Harpsi, I was ashamed of that particular problem for a long time. It is a very socially unacceptable and disgusting subject. The first time I posted about it on here I changed my name from my usual one and it took me ages to want to do even that.
Re SN issues in general, I have always pretty much posted what I wanted since then, (nothing seemed as bad as my child regularly eating shit! ) including vents and I have escaped harsh, judgemental or ill-thought out comments.. but I have winced many a time as I have seen others subjected to exactly that.
It really ISN'T that I want to be part of a private club and at the same time enjoy the liberty of having something the average Mumsnetter can't gain access to. It's not that at all. And some parts of this thread seem to imply that perhaps SN parents think they are 'special' and should have special treatment because they have "the hardest job in the world".. much worse than being depressed.. or being bereaved or whatever. Well I personally don't think I'm special but I would argue the toss that I, among so many others, have one of the hardest jobs in the world. And I didn't apply for it. And I was/am not qualified for it. And I didn't want it. And I screw up big time and torture myself over it. And it's forever, (or until I die). And it pretty much takes up my whole life. It has changed who I am (or was). It has changed my marriage. It has blown to bits the original plans I had for my and our future. And do you know the one (and only) thing that helps me deal with all that? It's talking to other people in the same position. Because they know. Because, without that, it's the most isolating feeling in the world and isolation is awful. And because of this specific situation and all the aforementioned pressures, online support is the only kind that is ever going to be readily and regularly available. I can't go looking for it outsdie the home.. I am tied to the home mostly. And if it WAS there and available (which it isn't), I couldn't afford it. (Because I can't go to work.) It's NOT a clique (I nearly choked when someone suggested that..) We are not in it for fun.. but sharing helps us to get some fun out of it sometimes.. helps us develop a much necessary black humour (it's a requirement, trust me!).. and see the funny side when we might not have.. and appreciate the truly joyful moments and achievements and little successes that we get from our children.
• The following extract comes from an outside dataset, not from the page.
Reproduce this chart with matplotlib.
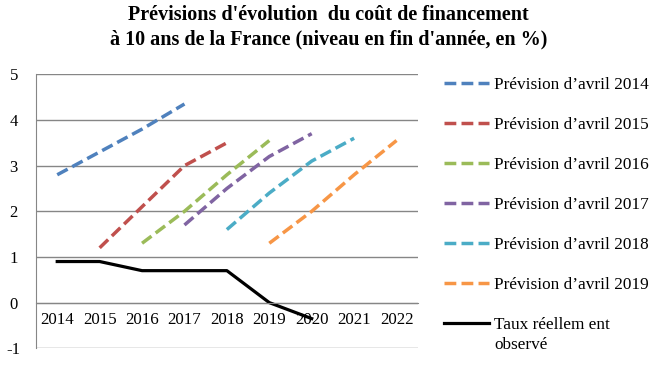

Sorry if that post was a bit 'me me me' but that is purely because I don't want to speak for anyone else; that's the way I feel. I would like a password protected forum in addition to the usual ones for the reasons outlined above.
Doubt it will happen though because a majority don't seem to be in favour which is fair enough. It's a shame though the majority of that majority is made up of parents with NT kids. That to me isn't fair enough. I still don't understand how they can feel strongly enough about it to post and say "No.. there shouldn't be one!" because I don't understand what's being taken from them or how it will affect them negatively.